## What is expected
Present each line of the entries below that holds the word "LaTeX".

##### Extracted information

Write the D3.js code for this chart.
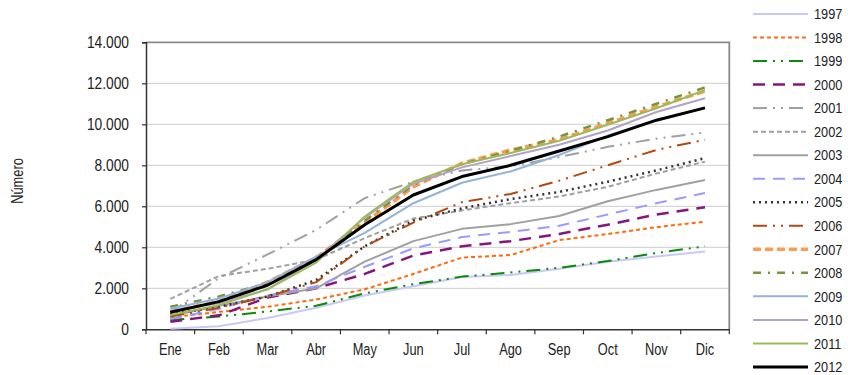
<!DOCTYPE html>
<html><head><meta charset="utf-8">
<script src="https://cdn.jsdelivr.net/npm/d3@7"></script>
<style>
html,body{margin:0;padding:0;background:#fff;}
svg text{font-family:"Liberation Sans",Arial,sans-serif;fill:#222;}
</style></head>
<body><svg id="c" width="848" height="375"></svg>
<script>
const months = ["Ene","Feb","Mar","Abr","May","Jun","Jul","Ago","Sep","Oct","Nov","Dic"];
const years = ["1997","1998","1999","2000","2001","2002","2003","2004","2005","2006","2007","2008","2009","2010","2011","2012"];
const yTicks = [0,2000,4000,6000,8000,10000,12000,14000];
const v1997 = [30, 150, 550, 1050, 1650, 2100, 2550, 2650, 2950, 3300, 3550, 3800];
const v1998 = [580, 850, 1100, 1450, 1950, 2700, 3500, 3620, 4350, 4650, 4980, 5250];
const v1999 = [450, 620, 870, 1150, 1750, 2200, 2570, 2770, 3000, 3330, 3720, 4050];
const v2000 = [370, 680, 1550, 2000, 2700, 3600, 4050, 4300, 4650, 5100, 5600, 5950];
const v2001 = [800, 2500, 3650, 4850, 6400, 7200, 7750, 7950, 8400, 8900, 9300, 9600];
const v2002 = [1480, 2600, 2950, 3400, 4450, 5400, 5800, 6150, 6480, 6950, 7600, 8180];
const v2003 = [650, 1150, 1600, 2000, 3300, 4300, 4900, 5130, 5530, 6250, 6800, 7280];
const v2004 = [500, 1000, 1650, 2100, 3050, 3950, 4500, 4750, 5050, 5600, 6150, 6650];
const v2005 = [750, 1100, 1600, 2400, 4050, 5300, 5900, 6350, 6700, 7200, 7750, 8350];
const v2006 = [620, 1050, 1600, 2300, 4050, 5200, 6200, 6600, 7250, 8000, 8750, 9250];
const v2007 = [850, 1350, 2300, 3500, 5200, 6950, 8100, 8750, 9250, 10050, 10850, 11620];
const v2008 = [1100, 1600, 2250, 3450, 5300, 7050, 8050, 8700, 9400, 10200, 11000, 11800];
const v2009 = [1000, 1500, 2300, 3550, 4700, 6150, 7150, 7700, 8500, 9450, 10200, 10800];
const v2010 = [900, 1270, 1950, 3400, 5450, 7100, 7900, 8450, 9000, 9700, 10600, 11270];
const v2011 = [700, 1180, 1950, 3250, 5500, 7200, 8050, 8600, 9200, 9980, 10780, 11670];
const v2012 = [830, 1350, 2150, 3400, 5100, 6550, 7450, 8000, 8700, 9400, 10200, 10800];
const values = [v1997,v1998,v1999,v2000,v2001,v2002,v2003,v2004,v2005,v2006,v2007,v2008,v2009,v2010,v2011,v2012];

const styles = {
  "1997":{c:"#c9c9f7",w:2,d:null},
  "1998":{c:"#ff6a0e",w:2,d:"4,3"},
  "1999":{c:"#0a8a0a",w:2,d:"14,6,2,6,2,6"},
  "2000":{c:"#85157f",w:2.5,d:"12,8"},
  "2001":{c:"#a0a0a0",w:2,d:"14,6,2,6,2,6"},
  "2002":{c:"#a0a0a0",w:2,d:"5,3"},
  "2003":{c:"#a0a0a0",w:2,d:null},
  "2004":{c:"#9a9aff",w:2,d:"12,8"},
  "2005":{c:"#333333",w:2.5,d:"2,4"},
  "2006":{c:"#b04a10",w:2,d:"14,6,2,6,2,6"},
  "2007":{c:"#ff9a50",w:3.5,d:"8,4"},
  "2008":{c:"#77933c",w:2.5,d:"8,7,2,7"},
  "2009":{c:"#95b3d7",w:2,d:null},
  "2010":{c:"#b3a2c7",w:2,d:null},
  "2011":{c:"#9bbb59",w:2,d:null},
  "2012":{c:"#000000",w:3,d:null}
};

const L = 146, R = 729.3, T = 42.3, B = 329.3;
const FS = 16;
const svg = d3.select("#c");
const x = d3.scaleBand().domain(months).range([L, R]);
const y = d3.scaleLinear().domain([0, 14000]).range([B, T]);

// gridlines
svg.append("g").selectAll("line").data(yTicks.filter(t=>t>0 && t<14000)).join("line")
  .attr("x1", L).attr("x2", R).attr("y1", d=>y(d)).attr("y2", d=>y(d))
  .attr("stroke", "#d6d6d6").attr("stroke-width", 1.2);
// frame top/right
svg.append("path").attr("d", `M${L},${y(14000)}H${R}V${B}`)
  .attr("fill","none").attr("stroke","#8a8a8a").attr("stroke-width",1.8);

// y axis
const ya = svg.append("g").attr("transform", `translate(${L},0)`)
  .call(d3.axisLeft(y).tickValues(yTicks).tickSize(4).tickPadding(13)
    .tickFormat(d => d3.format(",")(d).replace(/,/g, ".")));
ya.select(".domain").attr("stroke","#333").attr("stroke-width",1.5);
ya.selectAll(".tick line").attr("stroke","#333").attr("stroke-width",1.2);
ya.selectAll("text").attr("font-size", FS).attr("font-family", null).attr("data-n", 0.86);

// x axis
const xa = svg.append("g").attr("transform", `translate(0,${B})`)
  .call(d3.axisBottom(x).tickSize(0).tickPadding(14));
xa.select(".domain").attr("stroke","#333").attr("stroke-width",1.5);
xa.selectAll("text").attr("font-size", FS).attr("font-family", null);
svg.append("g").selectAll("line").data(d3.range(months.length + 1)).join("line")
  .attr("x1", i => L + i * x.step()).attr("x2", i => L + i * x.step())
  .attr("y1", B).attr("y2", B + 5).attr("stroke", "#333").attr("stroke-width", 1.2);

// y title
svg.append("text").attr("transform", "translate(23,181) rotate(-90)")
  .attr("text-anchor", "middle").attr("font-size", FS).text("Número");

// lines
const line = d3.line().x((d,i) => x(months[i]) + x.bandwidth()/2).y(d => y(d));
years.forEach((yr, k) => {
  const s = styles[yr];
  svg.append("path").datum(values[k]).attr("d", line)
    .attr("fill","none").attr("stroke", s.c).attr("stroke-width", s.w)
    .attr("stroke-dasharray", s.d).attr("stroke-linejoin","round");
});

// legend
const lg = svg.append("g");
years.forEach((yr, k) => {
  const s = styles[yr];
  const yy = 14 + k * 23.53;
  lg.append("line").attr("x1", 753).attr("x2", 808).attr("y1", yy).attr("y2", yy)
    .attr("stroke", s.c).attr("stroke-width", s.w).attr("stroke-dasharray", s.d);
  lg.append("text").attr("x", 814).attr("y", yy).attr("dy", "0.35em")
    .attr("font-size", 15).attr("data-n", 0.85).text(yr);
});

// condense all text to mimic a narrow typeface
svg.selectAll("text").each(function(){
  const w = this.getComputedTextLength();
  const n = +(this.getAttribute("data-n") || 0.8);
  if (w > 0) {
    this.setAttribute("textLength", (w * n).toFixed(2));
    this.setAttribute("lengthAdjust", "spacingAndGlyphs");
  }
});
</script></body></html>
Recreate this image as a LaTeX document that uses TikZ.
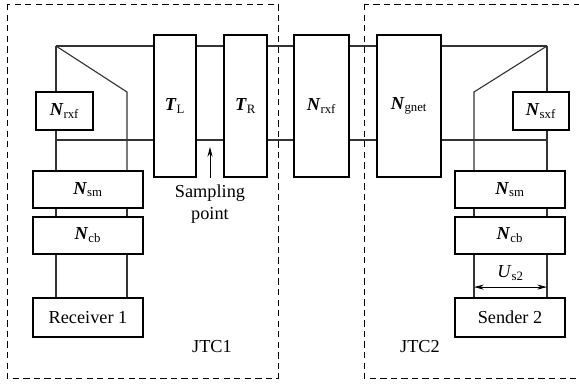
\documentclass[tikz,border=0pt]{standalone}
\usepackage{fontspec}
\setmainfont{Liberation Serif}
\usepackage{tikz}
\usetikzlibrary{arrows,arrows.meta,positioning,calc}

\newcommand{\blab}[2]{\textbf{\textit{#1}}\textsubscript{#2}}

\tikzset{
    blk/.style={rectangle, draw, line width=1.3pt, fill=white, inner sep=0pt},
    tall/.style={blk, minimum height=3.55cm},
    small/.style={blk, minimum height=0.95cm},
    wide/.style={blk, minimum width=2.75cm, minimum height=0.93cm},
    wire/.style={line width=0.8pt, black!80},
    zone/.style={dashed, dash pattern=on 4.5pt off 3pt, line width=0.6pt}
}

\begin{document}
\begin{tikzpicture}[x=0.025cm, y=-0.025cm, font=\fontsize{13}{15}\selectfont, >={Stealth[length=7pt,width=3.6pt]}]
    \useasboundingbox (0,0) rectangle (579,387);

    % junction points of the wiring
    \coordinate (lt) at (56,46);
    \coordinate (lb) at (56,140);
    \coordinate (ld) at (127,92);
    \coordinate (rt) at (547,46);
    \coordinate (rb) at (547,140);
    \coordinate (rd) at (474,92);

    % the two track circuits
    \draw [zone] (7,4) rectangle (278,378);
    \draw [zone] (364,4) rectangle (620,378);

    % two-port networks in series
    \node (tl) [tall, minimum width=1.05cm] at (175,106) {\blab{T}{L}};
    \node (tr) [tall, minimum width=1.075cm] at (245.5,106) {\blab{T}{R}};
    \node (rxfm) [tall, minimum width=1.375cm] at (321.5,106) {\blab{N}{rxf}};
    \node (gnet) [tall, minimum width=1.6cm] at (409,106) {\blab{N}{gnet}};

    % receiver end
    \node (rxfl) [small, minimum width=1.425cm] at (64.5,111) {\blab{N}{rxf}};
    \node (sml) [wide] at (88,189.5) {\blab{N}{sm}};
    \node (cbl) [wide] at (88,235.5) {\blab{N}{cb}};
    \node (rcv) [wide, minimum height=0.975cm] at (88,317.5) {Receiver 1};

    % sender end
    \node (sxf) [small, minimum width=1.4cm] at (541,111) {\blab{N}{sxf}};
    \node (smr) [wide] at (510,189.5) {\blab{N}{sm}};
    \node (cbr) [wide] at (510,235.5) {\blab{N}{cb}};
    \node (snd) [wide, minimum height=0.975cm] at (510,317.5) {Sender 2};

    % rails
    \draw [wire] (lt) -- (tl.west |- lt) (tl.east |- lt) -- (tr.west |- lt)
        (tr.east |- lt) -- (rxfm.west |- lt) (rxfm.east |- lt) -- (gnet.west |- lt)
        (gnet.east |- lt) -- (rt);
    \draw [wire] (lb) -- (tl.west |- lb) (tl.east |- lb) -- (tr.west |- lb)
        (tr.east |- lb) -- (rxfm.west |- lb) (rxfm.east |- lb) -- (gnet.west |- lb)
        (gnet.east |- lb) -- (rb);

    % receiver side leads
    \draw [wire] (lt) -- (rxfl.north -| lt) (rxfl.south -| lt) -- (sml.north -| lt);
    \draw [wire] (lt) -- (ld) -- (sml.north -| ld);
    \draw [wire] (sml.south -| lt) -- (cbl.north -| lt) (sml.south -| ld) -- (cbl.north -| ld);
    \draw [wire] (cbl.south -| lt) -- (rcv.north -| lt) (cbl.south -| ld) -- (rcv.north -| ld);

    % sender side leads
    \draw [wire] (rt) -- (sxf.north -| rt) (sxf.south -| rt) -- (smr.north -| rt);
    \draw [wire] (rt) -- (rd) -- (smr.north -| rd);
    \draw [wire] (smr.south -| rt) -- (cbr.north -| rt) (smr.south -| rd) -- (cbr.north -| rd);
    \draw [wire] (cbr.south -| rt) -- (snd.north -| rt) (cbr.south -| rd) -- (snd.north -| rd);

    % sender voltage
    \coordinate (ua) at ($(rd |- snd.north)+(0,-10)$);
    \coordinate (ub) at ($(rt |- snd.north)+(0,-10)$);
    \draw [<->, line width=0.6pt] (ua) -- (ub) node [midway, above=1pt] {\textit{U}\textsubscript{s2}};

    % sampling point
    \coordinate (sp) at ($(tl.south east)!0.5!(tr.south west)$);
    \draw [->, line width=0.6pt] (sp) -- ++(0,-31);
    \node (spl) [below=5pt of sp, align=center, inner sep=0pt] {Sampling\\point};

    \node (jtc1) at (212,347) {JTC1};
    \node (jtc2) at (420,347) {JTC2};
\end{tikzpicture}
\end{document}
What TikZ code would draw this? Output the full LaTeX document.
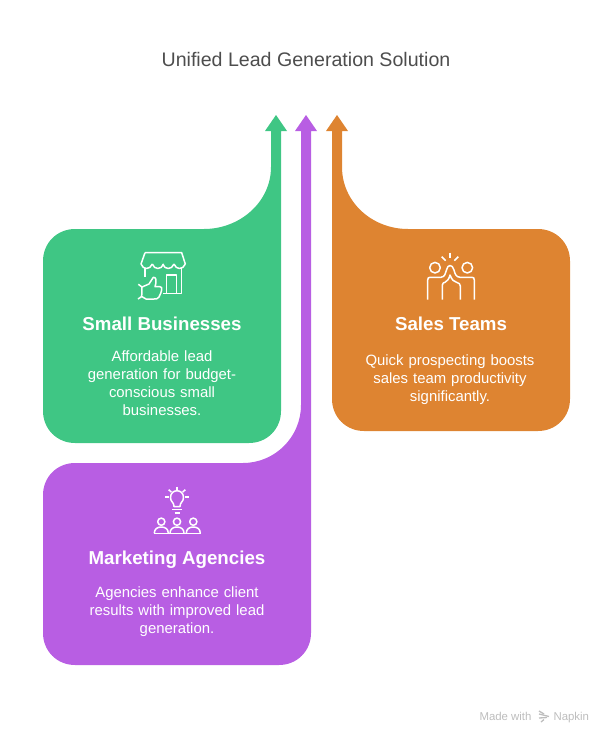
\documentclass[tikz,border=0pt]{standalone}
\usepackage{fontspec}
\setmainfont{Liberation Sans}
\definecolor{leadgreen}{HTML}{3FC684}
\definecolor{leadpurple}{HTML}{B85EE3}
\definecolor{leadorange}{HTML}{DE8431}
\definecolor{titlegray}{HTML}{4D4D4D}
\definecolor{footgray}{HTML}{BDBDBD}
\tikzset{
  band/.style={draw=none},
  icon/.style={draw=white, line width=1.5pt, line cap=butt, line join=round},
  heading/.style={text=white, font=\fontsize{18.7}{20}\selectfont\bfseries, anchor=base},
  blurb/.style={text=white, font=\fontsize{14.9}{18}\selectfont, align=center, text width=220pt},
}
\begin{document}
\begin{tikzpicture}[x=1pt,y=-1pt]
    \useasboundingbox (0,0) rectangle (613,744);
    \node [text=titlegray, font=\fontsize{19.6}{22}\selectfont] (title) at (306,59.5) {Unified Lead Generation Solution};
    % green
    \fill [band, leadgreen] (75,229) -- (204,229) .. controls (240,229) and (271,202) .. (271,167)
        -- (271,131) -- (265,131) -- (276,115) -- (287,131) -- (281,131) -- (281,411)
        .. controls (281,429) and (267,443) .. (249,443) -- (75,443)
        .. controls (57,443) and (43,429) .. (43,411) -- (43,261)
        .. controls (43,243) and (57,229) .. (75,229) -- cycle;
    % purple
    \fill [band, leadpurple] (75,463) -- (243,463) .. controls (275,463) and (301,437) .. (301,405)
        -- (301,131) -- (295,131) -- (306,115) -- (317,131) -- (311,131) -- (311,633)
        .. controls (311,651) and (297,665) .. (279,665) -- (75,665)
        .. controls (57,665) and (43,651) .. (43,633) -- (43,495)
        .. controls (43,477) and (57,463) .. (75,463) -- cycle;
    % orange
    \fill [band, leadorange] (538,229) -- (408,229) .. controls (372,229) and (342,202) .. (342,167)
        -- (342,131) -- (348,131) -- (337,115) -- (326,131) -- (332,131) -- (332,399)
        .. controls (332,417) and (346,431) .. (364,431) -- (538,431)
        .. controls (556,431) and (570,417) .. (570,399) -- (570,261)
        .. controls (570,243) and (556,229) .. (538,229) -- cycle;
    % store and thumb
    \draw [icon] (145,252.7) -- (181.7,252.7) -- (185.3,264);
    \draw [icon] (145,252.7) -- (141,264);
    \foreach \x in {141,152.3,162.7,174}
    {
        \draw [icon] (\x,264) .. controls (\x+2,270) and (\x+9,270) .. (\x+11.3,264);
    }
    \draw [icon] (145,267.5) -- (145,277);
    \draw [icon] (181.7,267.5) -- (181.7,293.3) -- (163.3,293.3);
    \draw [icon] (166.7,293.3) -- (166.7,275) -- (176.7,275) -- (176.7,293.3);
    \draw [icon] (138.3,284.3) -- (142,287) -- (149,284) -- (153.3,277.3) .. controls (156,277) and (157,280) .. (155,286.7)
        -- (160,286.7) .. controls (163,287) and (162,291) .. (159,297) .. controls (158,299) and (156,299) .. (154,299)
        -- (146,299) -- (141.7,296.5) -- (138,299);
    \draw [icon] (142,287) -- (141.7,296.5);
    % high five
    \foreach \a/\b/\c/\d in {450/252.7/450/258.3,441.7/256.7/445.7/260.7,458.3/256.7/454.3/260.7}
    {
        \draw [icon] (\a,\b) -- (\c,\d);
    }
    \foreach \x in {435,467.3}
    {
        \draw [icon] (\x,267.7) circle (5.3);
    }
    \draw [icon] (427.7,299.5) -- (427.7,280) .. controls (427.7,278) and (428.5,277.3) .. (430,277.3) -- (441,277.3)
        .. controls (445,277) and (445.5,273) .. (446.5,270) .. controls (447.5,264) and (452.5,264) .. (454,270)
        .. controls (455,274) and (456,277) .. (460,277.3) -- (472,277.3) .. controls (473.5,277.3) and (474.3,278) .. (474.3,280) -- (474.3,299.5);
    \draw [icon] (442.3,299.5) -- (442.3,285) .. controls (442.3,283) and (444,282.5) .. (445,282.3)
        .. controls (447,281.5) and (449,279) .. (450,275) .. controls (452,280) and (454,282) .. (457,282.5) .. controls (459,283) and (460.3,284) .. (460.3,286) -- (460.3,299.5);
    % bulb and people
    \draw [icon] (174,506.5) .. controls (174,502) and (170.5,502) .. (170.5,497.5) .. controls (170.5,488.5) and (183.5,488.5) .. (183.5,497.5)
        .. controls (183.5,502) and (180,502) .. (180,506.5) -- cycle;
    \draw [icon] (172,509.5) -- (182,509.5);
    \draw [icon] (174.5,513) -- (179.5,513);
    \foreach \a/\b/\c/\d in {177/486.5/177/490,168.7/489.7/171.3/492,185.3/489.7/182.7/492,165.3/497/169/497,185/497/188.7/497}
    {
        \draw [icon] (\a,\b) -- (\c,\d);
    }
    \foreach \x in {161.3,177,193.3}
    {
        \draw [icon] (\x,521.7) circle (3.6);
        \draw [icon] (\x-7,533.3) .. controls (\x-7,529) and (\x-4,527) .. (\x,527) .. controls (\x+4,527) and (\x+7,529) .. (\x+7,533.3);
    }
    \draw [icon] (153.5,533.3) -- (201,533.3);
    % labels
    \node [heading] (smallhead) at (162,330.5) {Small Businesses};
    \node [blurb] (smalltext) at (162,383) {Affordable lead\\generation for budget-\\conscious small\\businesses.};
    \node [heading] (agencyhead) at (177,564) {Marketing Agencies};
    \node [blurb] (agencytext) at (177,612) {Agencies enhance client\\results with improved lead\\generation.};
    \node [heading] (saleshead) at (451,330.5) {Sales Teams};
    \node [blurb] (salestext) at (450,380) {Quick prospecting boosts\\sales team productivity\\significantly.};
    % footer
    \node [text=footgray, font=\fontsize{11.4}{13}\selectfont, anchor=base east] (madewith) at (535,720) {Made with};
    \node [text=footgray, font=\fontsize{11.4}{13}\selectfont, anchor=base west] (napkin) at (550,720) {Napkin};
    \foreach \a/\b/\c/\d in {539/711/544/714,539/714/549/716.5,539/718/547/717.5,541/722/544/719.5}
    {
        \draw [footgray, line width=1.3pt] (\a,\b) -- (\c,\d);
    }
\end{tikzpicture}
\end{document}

##########

## Result for this task
Recreate this image as a LaTeX document that uses TikZ.
What TikZ code would draw this? Output the full LaTeX document.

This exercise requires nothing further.